ある晩クリス・クリストファーソンは、彼が所属するモーメント・レコードの設立者、フレッド・フォスターから電話を受ける。「君の曲にいいタイトルがあるよ。Me and Bobby McKee というんだ」[3]
ボビー・マッキー(Bobby McKee)はブーデロウ・ブライアント(ソングライター・チームのブライアント夫妻の夫)の秘書の名前であったが、クリストファーソンはマッキーを「マギー」(McGee)と聞き間違える。
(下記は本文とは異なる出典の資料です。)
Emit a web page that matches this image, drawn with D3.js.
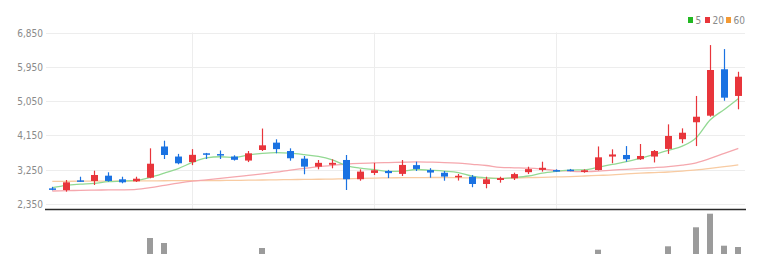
<!DOCTYPE html>
<html>
<head>
<meta charset="utf-8">
<script src="https://cdn.jsdelivr.net/npm/d3@7"></script>
<style>
  html, body { margin: 0; padding: 0; background: #fff; }
  svg { display: block; }
  .tick-label { font-family: "Liberation Sans Narrow", "DejaVu Sans Condensed", "Liberation Sans", sans-serif; font-size: 10px; fill: #8a8a8a; }
  .legend-label { font-family: "Liberation Sans Narrow", "DejaVu Sans Condensed", "Liberation Sans", sans-serif; font-size: 10px; fill: #8a8a8a; }
</style>
</head>
<body>
<svg id="chart" width="766" height="254"></svg>
<script>
// Trading sessions (index order)
const days = d3.range(1, 51);

// OHLC prices per session
const opens  = [2760,2717,2970,2954,3093,2998,2945,3040,3859,3595,3450,3680,3660,3595,3490,3767,3960,3740,3540,3330,
                3380,3505,3000,3165,3215,3140,3370,3240,3170,3075,3065,2875,2980,3025,3185,3245,3240,3250,3190,3242,
                3595,3636,3525,3595,3795,4050,4495,4667,5885,5185];
const highs  = [2800,2980,3066,3224,3182,3066,3066,3811,4011,3665,3790,3690,3754,3628,3740,4330,4048,3811,3610,3505,
                3523,3636,3260,3430,3245,3505,3460,3290,3216,3137,3110,3066,3066,3172,3329,3460,3260,3270,3260,3860,
                3785,3870,3925,3767,4440,4335,5185,6520,6415,5820];
const lows   = [2710,2673,2935,2849,2935,2893,2927,3024,3531,3392,3370,3530,3530,3490,3450,3740,3680,3486,3130,3260,
                3287,2717,2961,3110,3030,3085,3216,3040,2961,2965,2790,2762,2910,2980,3137,3200,3198,3210,3170,3230,
                3420,3460,3505,3440,3665,3945,3870,4640,5060,4835];
const closes = [2745,2919,2955,3111,2954,2919,3014,3407,3636,3418,3640,3660,3645,3510,3680,3890,3790,3550,3330,3430,
                3430,3000,3200,3235,3160,3375,3270,3175,3070,3090,2875,2998,3030,3135,3265,3300,3225,3235,3235,3575,
                3650,3525,3610,3740,4135,4220,4640,5866,5140,5690];

// Moving averages
const ma5  = [2778,2840,2870,2893,2935,2950,2970,3050,3160,3280,3440,3560,3590,3570,3640,3680,3700,3684,3645,3598,
              3506,3360,3290,3250,3205,3210,3255,3235,3212,3175,3080,3035,3018,3045,3085,3160,3205,3240,3248,3313,
              3390,3460,3550,3650,3760,3870,4090,4560,4830,5115];
const ma20 = [2691,2700,2708,2715,2718,2722,2735,2780,2840,2900,2950,2985,3025,3060,3100,3140,3185,3240,3285,3330,
              3365,3395,3415,3428,3438,3445,3455,3448,3438,3420,3390,3360,3310,3300,3290,3265,3230,3210,3198,3215,
              3240,3260,3285,3305,3330,3370,3430,3545,3680,3810];
const ma60 = [2945,2946,2948,2950,2952,2953,2955,2957,2960,2962,2963,2965,2967,2970,2975,2980,2985,2990,2995,3000,
              3005,3010,3020,3030,3035,3040,3042,3045,3045,3040,3035,3030,3025,3030,3040,3050,3060,3070,3085,3100,
              3115,3140,3160,3175,3190,3215,3245,3285,3330,3375];

// Volume (thousand shares)
const volumes = [420,610,380,720,450,330,400,2700,2450,980,1100,640,520,480,690,2200,1300,860,900,560,
                 470,1500,700,560,410,820,520,430,450,360,640,520,380,450,610,700,330,290,350,2115,
                 1400,1200,1100,1050,2285,1700,3235,3915,2315,2250];

// Axis ticks
const priceTicks = [2350, 3250, 4150, 5050, 5950, 6850];
const gridDays = [11, 24, 37];

// Legend entries
const legendItems = ["5", "20", "60"];
const legendColors = ["#22b822", "#e8353b", "#f39a35"];

const UP = "#e8353b", DOWN = "#1a72e2";

const svg = d3.select("#chart");

const x = d3.scaleBand().domain(days).range([45.3, 745.3]).paddingInner(0.5).paddingOuter(0.25);
const cx = d => x(d) + x.bandwidth() / 2;

const y = d3.scaleLinear().domain([2350, 6850]).range([204, 32.5]);
const yVol = d3.scaleLinear().domain([0, 4000]).range([292, 212]);

const plotLeft = 46, plotRight = 745, plotBottom = 209.5;

// Horizontal grid
svg.append("g").selectAll("line").data(priceTicks).join("line")
  .attr("x1", plotLeft).attr("x2", plotRight)
  .attr("y1", d => Math.round(y(d)) + 0.5).attr("y2", d => Math.round(y(d)) + 0.5)
  .attr("stroke", "#ededed").attr("stroke-width", 1);

// Vertical grid
svg.append("g").selectAll("line").data(gridDays).join("line")
  .attr("x1", d => Math.round(cx(d)) + 0.5).attr("x2", d => Math.round(cx(d)) + 0.5)
  .attr("y1", y(6850)).attr("y2", plotBottom)
  .attr("stroke", "#ededed").attr("stroke-width", 1);

// Price axis labels
const yAxis = d3.axisLeft(y).tickValues(priceTicks).tickFormat(d3.format(",")).tickSize(0).tickPadding(0);
const gAxis = svg.append("g").attr("transform", "translate(43,0)").call(yAxis);
gAxis.select(".domain").remove();
gAxis.selectAll("text").attr("class", "tick-label").attr("dy", "0.35em");

// Price pane base line
svg.append("line")
  .attr("x1", plotLeft - 1).attr("x2", plotRight + 1)
  .attr("y1", plotBottom).attr("y2", plotBottom)
  .attr("stroke", "#2a2a2a").attr("stroke-width", 1.6);

// Moving average lines
const maSeries = [
  { values: ma60, color: "#f8cba2" },
  { values: ma20, color: "#f5a7ad" },
  { values: ma5,  color: "#93d993" }
];
const line = d3.line().x((v, i) => cx(days[i])).y(v => y(v)).curve(d3.curveMonotoneX);
svg.append("g").selectAll("path").data(maSeries).join("path")
  .attr("d", s => line(s.values))
  .attr("fill", "none").attr("stroke", s => s.color).attr("stroke-width", 1.3);

// Candles
const candles = days.map((d, i) => ({ d, o: opens[i], h: highs[i], l: lows[i], c: closes[i] }));
const g = svg.append("g");
g.selectAll("line.wick").data(candles).join("line").attr("class", "wick")
  .attr("x1", c => Math.round(cx(c.d)) + 0.5).attr("x2", c => Math.round(cx(c.d)) + 0.5)
  .attr("y1", c => y(c.h)).attr("y2", c => y(c.l))
  .attr("stroke", c => c.c >= c.o ? UP : DOWN).attr("stroke-width", 1.2);
g.selectAll("rect.body").data(candles).join("rect").attr("class", "body")
  .attr("x", c => Math.round(cx(c.d)) - 3)
  .attr("width", 7)
  .attr("y", c => y(Math.max(c.o, c.c)))
  .attr("height", c => Math.max(1.5, Math.abs(y(c.o) - y(c.c))))
  .attr("fill", c => c.c >= c.o ? UP : DOWN);

// Volume bars
svg.append("g").selectAll("rect").data(volumes).join("rect")
  .attr("x", (v, i) => Math.round(cx(days[i])) - 3)
  .attr("width", 6)
  .attr("y", v => yVol(v))
  .attr("height", v => yVol(0) - yVol(v))
  .attr("fill", "#9b9b9b");

// Legend
const legend = svg.append("g").attr("transform", "translate(688,0)");
const offsets = [0, 17, 38];
legendItems.forEach((t, i) => {
  legend.append("rect").attr("x", offsets[i]).attr("y", 17).attr("width", 5).attr("height", 6).attr("fill", legendColors[i]);
  legend.append("text").attr("class", "legend-label").attr("x", offsets[i] + 7.5).attr("y", 20.5)
    .attr("dy", "0.35em").text(t);
});
</script>
</body>
</html>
彼は当時好きだったミッキー・ニューベリーの「Why You Been Gone So Long?」と同じリズムをとりながら曲作りにとりかかった。クリストファーソンは後年こう証言している[3]。どうしたわけかその時フェリーニの『道』をふと思った。映画の終盤でアンソニー・クインは見知らぬ女が洗濯物を干しながら歌を口ずさんでいるのに出くわすだろ。ジュリエッタ・マシーナがいつもトロンボーンで吹いていたメロディなんだが、その夜クインはバーに行って喧嘩をして酔っ払った挙げ句、浜辺で夜空に向かっておいおいと泣く。僕にとってあれは「ボビー・マギー」の最後の気持ちそのものだ。
本作品を最初に吹き込んだのはロジャー・ミラーである。1969年7月にシングルとして発表。ビルボードのカントリー・チャートで12位を記録している。
クリストファーソン自身のバージョンは1970年のファースト・アルバム『Kristofferson
』に収録されている。ジャニス・ジョプリンは1970年10月4日に滞在先のホテルで亡くなるが、その直前の9月5日から10月3日にかけてレコーディングは行われた。本作品において彼女はアコースティック・ギターも演奏している。
1971年1月11日発売のアルバム『パール』に収録され、翌1月12日にシングルカットされた[4]。
同年3月20日から3月27日にかけてビルボード・Hot 100の1位を2週連続で記録した[5]。また、ビルボードの1971年の年間チャートで11位を記録した。
デモ・バージョン(1970年7月28日録音)が『The Pearl Sessions
』(2012年)などいくつかのコンピレーション・アルバムで聴くことができる。